When solving equations involving fractions, finding the least common denominator (LCD) is a crucial step. The LCD is the smallest number that is a multiple of all the denominators in the equation. This enables you to eliminate the fractions and simplify the equation.

Finding the LCD involves:

• Identifying the denominators in the problem. In our exercise, the denominators were 2, 3, and x.
• Finding the smallest number that can be divided evenly by each of these denominators. For 2 and 3, this is 6. Including x, the LCD becomes 6x.

By using the LCD, you can convert the equation into one without fractions, making it easier to solve.

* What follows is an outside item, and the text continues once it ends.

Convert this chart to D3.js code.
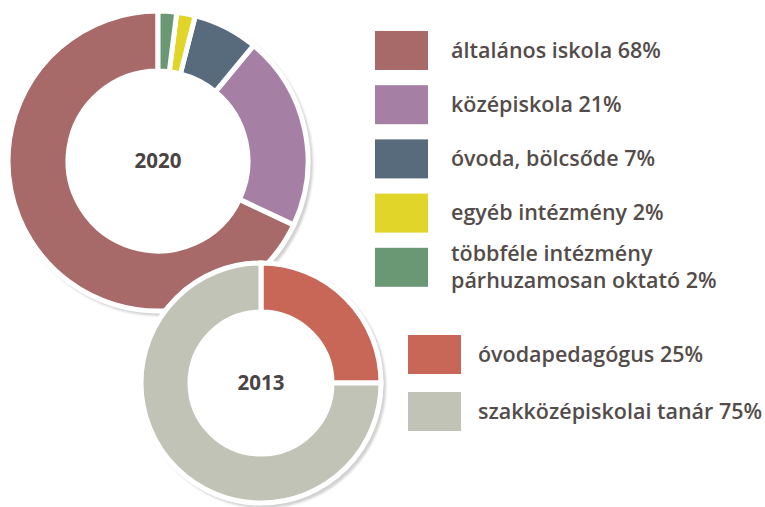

The distributive property is a valuable tool in algebra that involves distributing a factor over a sum or difference inside parentheses. It's expressed as \(a(b + c) = ab + ac\). This property helps expand and simplify expressions.

In our exercise:

• Once you have the LCD, you multiply it by each term in the equation using the distributive property.
• This helps clear out the fractions, transforming the equation into one that is easier to solve.
• For example, multiplying \(6x\) by the left side of the equation \((\frac{1}{2} + \frac{2}{x})\), results in \(3x + 12\).
• Apply the same process to the right side of the equation.

This step is essential for reducing complexity and solving for the variable.

Linear equations are equations of the first degree, meaning they have no powers higher than one. They take the simplest algebraic form that can be solved using basic operations.

The equation derived in the exercise, \(3x + 12 = 2x + 18\), is a linear equation. The characteristics include:

• It involves variables raised only to the first power.
• Simplifying and solving it involves balancing and isolating terms on either side.
• Operations include addition, subtraction, multiplication, and division.

Solving linear equations typically starts by simplifying and then isolating the variable to determine its value.

The substitution method is a technique used to confirm the solution of an equation. It involves plugging the found solution back into the original equation to ensure that both sides equal.

For the exercise, once we determined that \(x = 6\), we substituted back to check:

• Replace \(x\) with 6 in the original equation: \(\frac{1}{2} + \frac{2}{6} = \frac{1}{3} + \frac{3}{6}\).
• Simplify both sides to check if they are equal: \(\frac{1}{2} + \frac{1}{3}\) should equal \(\frac{1}{3} + \frac{1}{2}\).
• Both sides of the equation should simplify to the same value, confirming \(x = 6\) is correct.

The substitution method ensures that the solution satisfies the initial equation, providing a reliable and accurate verification.